I have this nasty habit. Probably my most destructive one.
There’s this part of my brain that see’s things differently than the majority.
I constantly see how things could be better.
Not materialistic things like a newer car, a bigger fancier house, or more money in the bank. Oh hey Shhhh here’s a secret…..I tried to believe and act like all those materialistic things were important, ya know to try and “Fit in“. Know what? It didn’t work out so well for my mental stability.
My core believed in more humanistic things like better working conditions, more equality, compassion, patience and understanding.
Sounds all mushy happy warm feelings and shit doesn’t it…. But it’s how I feel. I finally figured out you can fight your core all you want. You will never win…. it will still be in there poking at you from the inside out.

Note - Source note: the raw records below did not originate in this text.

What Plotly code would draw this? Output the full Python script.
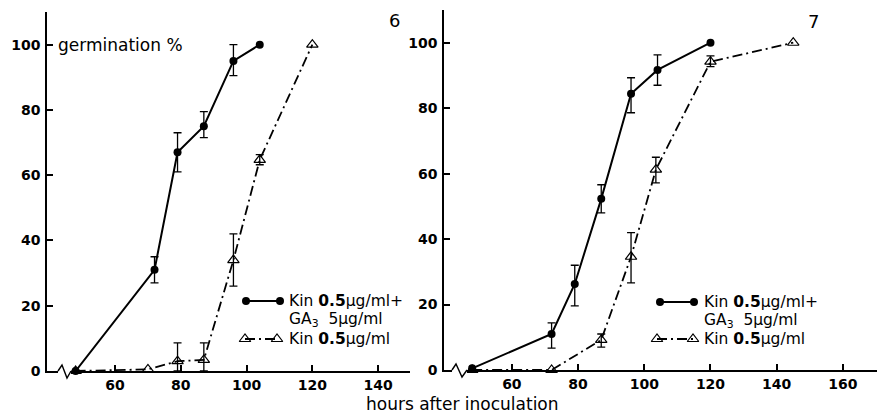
import plotly.graph_objects as go

W, H = 877, 415

# ---------------- data ----------------
# Panel 6
hours_6_kin_ga = [48, 72, 79, 87, 96, 104]
germ_6_kin_ga = [0, 31, 67, 75, 95, 100]
hi_6_kin_ga = [None, 35, 73, 79.5, 100, None]
lo_6_kin_ga = [None, 27, 61, 71.5, 90.5, None]

hours_6_kin = [48, 70, 79, 87, 96, 104, 120]
germ_6_kin = [0, 0.5, 3, 3.4, 34, 64.7, 100]
hi_6_kin = [None, None, 8.6, 8.6, 42, 66.3, None]
lo_6_kin = [None, None, 0, 0, 26, 63.2, None]

# Panel 7
hours_7_kin_ga = [48, 72, 79, 87, 96, 104, 120]
germ_7_kin_ga = [0.5, 11, 26.3, 52.3, 84.4, 91.7, 100]
hi_7_kin_ga = [None, 14.4, 32, 56.6, 89.3, 96.3, None]
lo_7_kin_ga = [None, 6.7, 19.6, 48, 78.6, 87, None]

hours_7_kin = [48, 72, 87, 96, 103.5, 120, 145]
germ_7_kin = [0, 0, 9.2, 34.6, 61.2, 94.2, 100]
hi_7_kin = [None, None, 11, 42, 65, 96, None]
lo_7_kin = [None, None, 7, 26.6, 57.2, 92.7, None]

x_ticks_6 = [60, 80, 100, 120, 140]
x_ticks_7 = [60, 80, 100, 120, 140, 160]
y_ticks = [0, 20, 40, 60, 80, 100]

legend_1a = "Kin <b>0.5</b>µg/ml+"
legend_1b = "GA<sub>3</sub>  5µg/ml"
legend_2 = "Kin <b>0.5</b>µg/ml"

FONT = "DejaVu Sans"
DASHDOT = "10px,4px,2px,4px"

fig = go.Figure()


def err_trace(x, y, hi, lo, xa, ya):
    idx = [i for i, h in enumerate(hi) if h is not None]
    return go.Scatter(
        x=[x[i] for i in idx], y=[y[i] for i in idx], mode="markers",
        marker=dict(size=1, color="rgba(0,0,0,0)"),
        error_y=dict(type="data", symmetric=False,
                     array=[hi[i] - y[i] for i in idx],
                     arrayminus=[y[i] - lo[i] for i in idx],
                     color="black", thickness=1.3, width=4),
        xaxis=xa, yaxis=ya, showlegend=False, hoverinfo="skip", cliponaxis=False)


def kin_ga_trace(x, y, xa, ya):
    return go.Scatter(x=x, y=y, mode="lines+markers",
                      line=dict(color="black", width=2),
                      marker=dict(symbol="circle", size=8, color="black"),
                      xaxis=xa, yaxis=ya, showlegend=False, cliponaxis=False)


def kin_trace(x, y, xa, ya):
    return go.Scatter(x=x, y=y, mode="lines+markers",
                      line=dict(color="black", width=1.8, dash=DASHDOT),
                      marker=dict(symbol="triangle-up-open", size=10, color="black",
                                  line=dict(width=1.2, color="black")),
                      xaxis=xa, yaxis=ya, showlegend=False, cliponaxis=False)


for xs, ys, hi, lo, xa, ya in [
    (hours_6_kin_ga, germ_6_kin_ga, hi_6_kin_ga, lo_6_kin_ga, "x", "y"),
    (hours_6_kin, germ_6_kin, hi_6_kin, lo_6_kin, "x", "y"),
    (hours_7_kin_ga, germ_7_kin_ga, hi_7_kin_ga, lo_7_kin_ga, "x2", "y2"),
    (hours_7_kin, germ_7_kin, hi_7_kin, lo_7_kin, "x2", "y2"),
]:
    fig.add_trace(err_trace(xs, ys, hi, lo, xa, ya))

fig.add_trace(kin_trace(hours_6_kin, germ_6_kin, "x", "y"))
fig.add_trace(kin_ga_trace(hours_6_kin_ga, germ_6_kin_ga, "x", "y"))
fig.add_trace(kin_trace(hours_7_kin, germ_7_kin, "x2", "y2"))
fig.add_trace(kin_ga_trace(hours_7_kin_ga, germ_7_kin_ga, "x2", "y2"))

# legend samples on a pixel overlay axis
LEG = [  # (x0, x1, y_circle_line, x0t, x1t, y_tri_line, text_x)
    (246, 280, 301, 245, 277, 339, 288),
    (660, 694, 302, 657, 693, 339, 703),
]
for x0, x1, yc, x0t, x1t, yt, tx in LEG:
    fig.add_trace(kin_ga_trace([x0, x1], [yc, yc], "x3", "y3"))
    fig.add_trace(kin_trace([x0t, x1t], [yt, yt], "x3", "y3"))


def px(x):
    return x / W


def py(y):
    return 1 - y / H


annots = []
for x0, x1, yc, x0t, x1t, yt, tx in LEG:
    annots.append(dict(text=legend_1a, x=px(tx), y=py(yc), xanchor="left", yanchor="middle"))
    annots.append(dict(text=legend_1b, x=px(tx), y=py(yc + 19), xanchor="left", yanchor="middle"))
    annots.append(dict(text=legend_2, x=px(tx), y=py(yt), xanchor="left", yanchor="middle"))
annots.append(dict(text="germination %", x=px(57), y=py(45), xanchor="left", yanchor="middle",
                   font=dict(family=FONT, size=17, color="black")))
annots.append(dict(text="hours after inoculation", x=px(462), y=py(404), xanchor="center",
                   yanchor="middle", font=dict(family=FONT, size=17, color="black")))
annots.append(dict(text="6", x=px(394), y=py(20), xanchor="center", yanchor="middle",
                   font=dict(family=FONT, size=18, color="black")))
annots.append(dict(text="7", x=px(813), y=py(21), xanchor="center", yanchor="middle",
                   font=dict(family=FONT, size=18, color="black")))
for a in annots:
    a.setdefault("font", dict(family=FONT, size=15.5, color="black"))
    a.update(xref="paper", yref="paper", showarrow=False, borderpad=0)

# broken-axis zigzags
shapes = []
for (xa0, xa1, yax, xp, yup, xd, ydn) in [(58, 71, 371, 62, 365, 67, 378),
                                          (452, 467, 370, 456, 364, 462, 377)]:
    shapes.append(dict(type="rect", xref="paper", yref="paper",
                       x0=px(xa0), x1=px(xa1), y0=py(yax + 4), y1=py(yax - 4),
                       fillcolor="white", line=dict(width=0)))
    shapes.append(dict(type="path", xref="paper", yref="paper",
                       path=f"M {px(xa0)},{py(yax)} L {px(xp)},{py(yup)} L {px(xd)},{py(ydn)} L {px(xa1)},{py(yax)}",
                       line=dict(color="black", width=1.4)))

axis_common = dict(showline=True, linecolor="black", linewidth=1.5, ticks="inside",
                   ticklen=6, tickwidth=1.5, tickcolor="black", showgrid=False,
                   zeroline=False, automargin=False,
                   tickfont=dict(family=FONT, size=14, color="black", weight="bold"))

fig.update_layout(
    width=W, height=H,
    margin=dict(l=0, r=0, t=0, b=0),
    paper_bgcolor="white", plot_bgcolor="rgba(0,0,0,0)",
    showlegend=False,
    xaxis=dict(domain=[47 / W, 410 / W], range=[39.3, 149.7], tickvals=x_ticks_6,
               anchor="y", **axis_common),
    yaxis=dict(domain=[44 / H, 403 / H], range=[0, 110], tickvals=y_ticks,
               anchor="x", ticklabelstandoff=2, **axis_common),
    xaxis2=dict(domain=[444 / W, 1.0], range=[39.5, 170.3], tickvals=x_ticks_7,
                anchor="y2", **axis_common),
    yaxis2=dict(domain=[45 / H, 405 / H], range=[0, 110], tickvals=y_ticks,
                anchor="x2", ticklabelstandoff=2, **axis_common),
    xaxis3=dict(domain=[0, 1], range=[0, W], visible=False, anchor="y3"),
    yaxis3=dict(domain=[0, 1], range=[H, 0], visible=False, anchor="x3"),
    annotations=annots,
    shapes=shapes,
)

fig.write_html("out.html", config={"displayModeBar": False},
               post_script="document.body.style.margin='0px';")
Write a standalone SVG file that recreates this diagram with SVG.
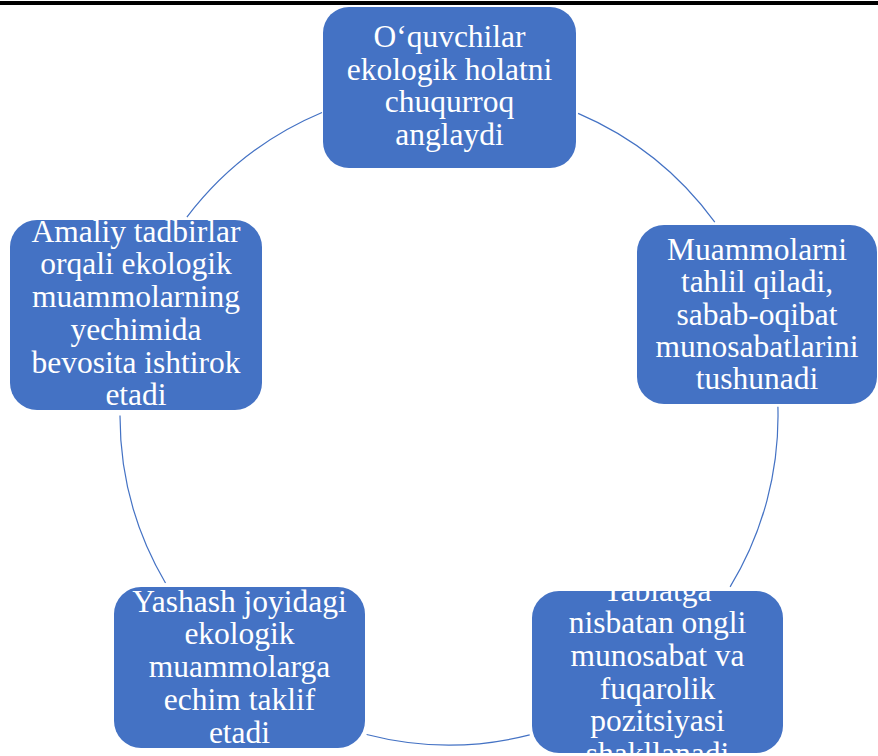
<svg xmlns="http://www.w3.org/2000/svg" width="878" height="756" viewBox="0 0 878 756">
<style>
.box{fill:#4472C4;}
.t{fill:#FFFFFF;font-family:"Liberation Serif","Times New Roman",serif;font-size:31.5px;text-anchor:middle;}
.arc{fill:none;stroke:#4472C4;stroke-width:1.2;}
</style>
<rect x="0" y="1" width="878" height="4" fill="#000000"/>
<g id="connectors">
<path class="arc" d="M578.1,113.4 A329,329 0 0 1 714.8,222.2"/>
<path class="arc" d="M777.9,406.8 A329,329 0 0 1 730.1,586.9"/>
<path class="arc" d="M529.7,734.9 A329,329 0 0 1 366.6,734.5"/>
<path class="arc" d="M165.5,583.0 A329,329 0 0 1 120,415.5"/>
<path class="arc" d="M186.9,217.1 A329,329 0 0 1 322.0,112.5"/>
</g>
<g id="node1">
<rect class="box" x="323" y="7" width="253" height="161" rx="26"/>
<text class="t" x="449.5" y="47">O‘quvchilar</text>
<text class="t" x="449.5" y="79.7">ekologik holatni</text>
<text class="t" x="449.5" y="112.4">chuqurroq</text>
<text class="t" x="449.5" y="145.1">anglaydi</text>
</g>
<g id="node2">
<rect class="box" x="637" y="225" width="240" height="179" rx="27"/>
<text class="t" x="757" y="260">Muammolarni</text>
<text class="t" x="757" y="292.3">tahlil qiladi,</text>
<text class="t" x="757" y="324.6">sabab-oqibat</text>
<text class="t" x="757" y="356.9">munosabatlarini</text>
<text class="t" x="757" y="389.2">tushunadi</text>
</g>
<g id="node3">
<rect class="box" x="532" y="591" width="251" height="162" rx="27"/>
<text class="t" x="657.5" y="600.6">Tabiatga</text>
<text class="t" x="657.5" y="633.3">nisbatan ongli</text>
<text class="t" x="657.5" y="666">munosabat va</text>
<text class="t" x="657.5" y="698.7">fuqarolik</text>
<text class="t" x="657.5" y="731.4">pozitsiyasi</text>
<text class="t" x="657.5" y="764.1">shakllanadi</text>
</g>
<g id="node4">
<rect class="box" x="114" y="587" width="251" height="161" rx="27"/>
<text class="t" x="239.5" y="611.7">Yashash joyidagi</text>
<text class="t" x="239.5" y="644.4">ekologik</text>
<text class="t" x="239.5" y="677.1">muammolarga</text>
<text class="t" x="239.5" y="709.8">echim taklif</text>
<text class="t" x="239.5" y="742.5">etadi</text>
</g>
<g id="node5">
<rect class="box" x="10" y="220" width="252" height="190" rx="27"/>
<text class="t" x="136" y="241.7">Amaliy tadbirlar</text>
<text class="t" x="136" y="274.4">orqali ekologik</text>
<text class="t" x="136" y="307.1">muammolarning</text>
<text class="t" x="136" y="339.8">yechimida</text>
<text class="t" x="136" y="372.5">bevosita ishtirok</text>
<text class="t" x="136" y="405.2">etadi</text>
</g>
</svg>
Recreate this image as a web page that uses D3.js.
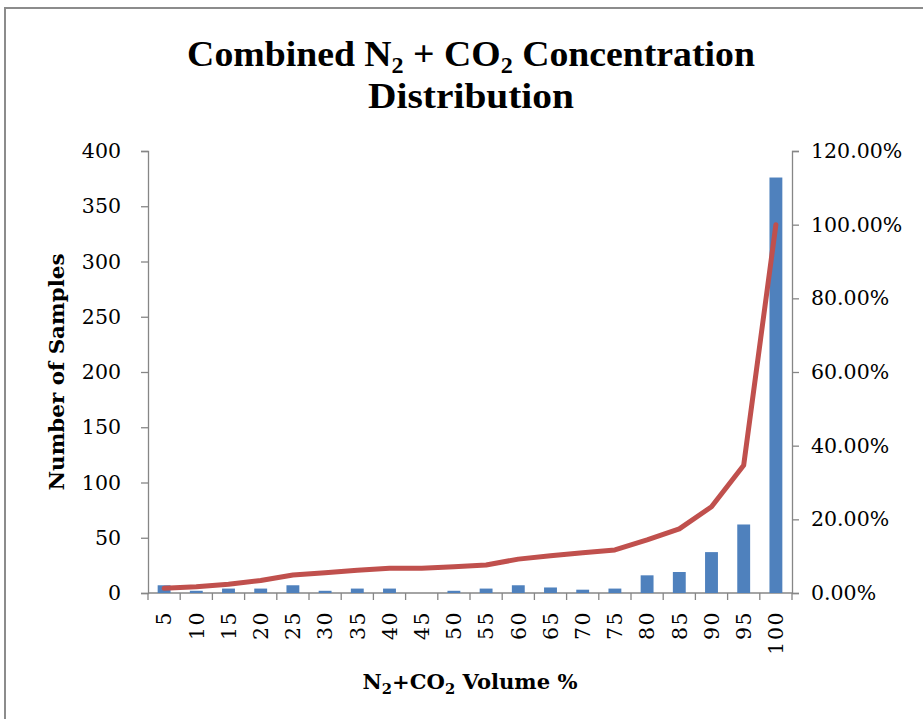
<!DOCTYPE html>
<html><head><meta charset="utf-8">
<script src="https://cdn.jsdelivr.net/npm/d3@7"></script>
<style>body{margin:0;background:#fff}svg{display:block}</style>
</head><body>
<svg id="c" width="923" height="719"></svg>
<script>
const categories = ["5","10","15","20","25","30","35","40","45","50","55","60","65","70","75","80","85","90","95","100"];
const sampleCounts = [7,2,4,4,7,2,4,4,0,2,4,7,5,3,4,16,19,37,62,376];
const cumulativePct = [0.0128,0.017,0.024,0.034,0.049,0.055,0.062,0.067,0.067,0.071,0.076,0.092,0.101,0.109,0.117,0.144,0.174,0.234,0.347,1.0];
const leftTicks = [0,50,100,150,200,250,300,350,400];
const rightTicks = [0,0.2,0.4,0.6,0.8,1.0,1.2];

const svg = d3.select("#c");
const W = 923, H = 719;
const L = 148, R = 792, T = 151, B = 593;
const serif = "'DejaVu Serif', serif";
const axisColor = "#868686";

// chart frame
svg.append("rect").attr("x",5).attr("y",8).attr("width",W+20).attr("height",H+20)
  .attr("fill","#fff").attr("stroke","#8c8c8c").attr("stroke-width",2);

const x = d3.scaleBand().domain(categories).range([L,R]).padding(0);
const yL = d3.scaleLinear().domain([0,400]).range([B,T]);
const yR = d3.scaleLinear().domain([0,1.2]).range([B,T]);

// left axis
const gl = svg.append("g").attr("transform",`translate(${L},0)`)
  .call(d3.axisLeft(yL).tickValues(leftTicks).tickSize(7).tickPadding(20));
// right axis
const gr = svg.append("g").attr("transform",`translate(${R},0)`)
  .call(d3.axisRight(yR).tickValues(rightTicks).tickFormat(d3.format(".2%")).tickSize(7).tickPadding(12));
[gl,gr].forEach(g=>{
  g.select(".domain").attr("stroke",axisColor).attr("stroke-width",1.3);
  g.selectAll(".tick line").attr("stroke",axisColor).attr("stroke-width",1.3);
  g.selectAll(".tick text").attr("font-family",serif).attr("font-size",20.5).attr("fill","#000");
});

// x axis: line and boundary ticks
const gx = svg.append("g");
gx.append("line").attr("x1",L).attr("x2",R).attr("y1",B).attr("y2",B)
  .attr("stroke",axisColor).attr("stroke-width",1.3);
const bounds = categories.map(c=>x(c)).concat([x(categories[categories.length-1])+x.bandwidth()]);
gx.selectAll("line.tk").data(bounds).join("line").attr("class","tk")
  .attr("x1",d=>d).attr("x2",d=>d).attr("y1",B).attr("y2",B+7)
  .attr("stroke",axisColor).attr("stroke-width",1.3);
gx.selectAll("text").data(categories).join("text")
  .attr("transform",d=>`translate(${x(d)+x.bandwidth()/2},611) rotate(-90)`)
  .attr("text-anchor","end").attr("dy","0.36em")
  .attr("font-family",serif).attr("font-size",20.5).attr("letter-spacing",1.5)
  .text(d=>d);

// bars
const bw = x.bandwidth()*0.4;
svg.append("g").selectAll("rect").data(categories).join("rect")
  .attr("x",(d)=>x(d)+x.bandwidth()/2-bw/2)
  .attr("width",bw)
  .attr("y",(d,i)=>yL(sampleCounts[i]))
  .attr("height",(d,i)=>B-yL(sampleCounts[i]))
  .attr("fill","#4F81BD");

// cumulative line
const line = d3.line()
  .x((d,i)=>x(categories[i])+x.bandwidth()/2)
  .y(d=>yR(d));
svg.append("path").datum(cumulativePct).attr("d",line)
  .attr("fill","none").attr("stroke","#C0504D").attr("stroke-width",5)
  .attr("stroke-linecap","round").attr("stroke-linejoin","round");

// helper to fit text width horizontally
function fit(t, cx, y, target){
  const w = t.node().getComputedTextLength();
  const s = target / w;
  t.attr("text-anchor","middle").attr("transform",`translate(${cx},${y}) scale(${s},1)`);
}
const titleFont = "'Liberation Serif', serif";
// title line 1
const t1 = svg.append("text").attr("font-family",titleFont).attr("font-weight","bold").attr("font-size",36);
t1.append("tspan").text("Combined N");
t1.append("tspan").attr("font-size",23).attr("dy",7).text("2");
t1.append("tspan").attr("dy",-7).text(" + CO");
t1.append("tspan").attr("font-size",23).attr("dy",7).text("2");
t1.append("tspan").attr("dy",-7).text(" Concentration");
fit(t1, 471, 66, 568);
const t2 = svg.append("text").attr("font-family",titleFont).attr("font-weight","bold").attr("font-size",36)
  .text("Distribution");
fit(t2, 471, 108, 206);

// y axis title
const yt = svg.append("text").attr("font-family",serif).attr("font-weight","bold").attr("font-size",20)
  .text("Number of Samples");
{
  const w = yt.node().getComputedTextLength();
  yt.attr("text-anchor","middle").attr("transform",`translate(64,${(T+B)/2}) rotate(-90) scale(${237/w},1)`);
}
// x axis title
const xt = svg.append("text").attr("font-family",serif).attr("font-weight","bold").attr("font-size",20);
xt.append("tspan").text("N");
xt.append("tspan").attr("font-size",14).attr("dy",5).text("2");
xt.append("tspan").attr("dy",-5).text("+CO");
xt.append("tspan").attr("font-size",14).attr("dy",5).text("2");
xt.append("tspan").attr("dy",-5).text(" Volume %");
fit(xt, 470, 689, 215);
</script>
</body></html>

Anyway, back to this story.
So I can see solutions to these problems flashing like a neon sign. They don’t require money thrown at them, they require emotional investment. Hey guess what….. Apparently not everyone can see what I see, and emotional seems to be a trigger word that sends people running and screaming like extras in a Godzilla movie. WTF…. Really? Well who’d a thought. Oh, and it took me a long time to not only realize this but to understand.
Right so, the nasty habit? It’s how I react to the actions of those who don’t share my point of view.
I would feel hurt, misunderstood, ignored and demoralized when my visions of better were dismissed, rejected or perceived as not important. Which, I understand I can’t change how I feel, it’s my reaction to those feelings that was a bad habit.
My reaction was frustration and anger towards those who seemingly refused to see my point of view. These reactions only accomplished a personal state of darkness. The frustration and anger contributed to my anxiety, depression, a loss of trust and hope for the world. I wanted to retreat, go into hiding, barricade myself from interaction with people. I felt like NO ONE cared about anything but money and materialistic things. I’ve even been asked:
“WHAT’S WRONG WITH YOU? Are you EVER happy?”
Well that’s complex….. another story for another time.
The reality is, it isn’t true people in this world don’t care. Even the people that reject MY ideas of better aren’t bad people, and it’s not that they don’t care. They may just care about something else. I mean we’re raised in a society that defines success as more money in the bank, bigger houses, fancier cars, a more prestigious job title, more, more, more is better. So in the majority of peoples minds, they too are looking for better.
Now here’s the catch…. By not accepting or understanding their view of better, I’m acting EXACTLY like the people who don’t accept or understand my view.
I’m essentially trying to get people to conform to my view. Well that’s pretty damn hypocritical. Shit, curse you brain, why must you be so objective sometimes!!! Reacting from a state of anger and negativity will accomplish nothing. It’s like driving a truck with 4 bald tires into a mud pit only running on 2 cylinders, with a tank full of stale gas and thinking you’re gonna make it to the other side.
I’m sorry, manifest, believe, visualize, or pray all you fucking want.
Until you take yourself back to the shop, invest some time and effort, DO SOME WORK, rebuild that engine,and slap on some big ole mud grips, invest in a tank of race fuel, you’re going to sit two feet into that mud pit puking smoke and spinning those bald tires. That motor’s probably gonna blow up. You may even make the next viral YouTube epic fail video.
So I’m in the process of doing just that. Taking myself back to the shop that is……not a YouTube fail video…although that gives me an idea….. Shit, anyway so….I’m in the shop rebuilding.
To be completely honest I backed in a rusted up, exhausted, worn out old Jeep CJ. It’s gonna be a project for sure.
Now instead of saying “YOU NEED to do this and it will be better!!!”.
I try to look at a situation and ask myself “What information can I take from this, and how can I use it to make MYSELF better.” To be more kind, compassionate, understanding, accepting and patient.
How can I build my engine stronger. Where can I find bigger tires. I’ll ditch the worn out old leaf springs for some of them fancy coil over race springs. That way when I pull up to a mud pit, I don’t NEED to wish, manifest and pray (although it never hurts). Because I’ll have the confidence and TRUST in the strength of my engine, the grip on my tires, and the quality of the fuel in my tank. It may take more than one attempt, but I KNOW I’m gonna make it.
I’m surely not alone in my views and opinions. There are others. Some hiding or avoiding, just like I did for so many years. Some spinning their tires in the mud, just like I did.
I’m done wasting energy on those who don’t want change and trying to get them on board with my views of better.
For those who may be wondering, who are curious what change could be, or those who are actively seeking….. Lets do some work, break some bad habits (and some societal rules cuz that’s always fun), build some bad ass big blocks and hit the mud pits.
I think when others see how much fun we’re having, they may want in on the action.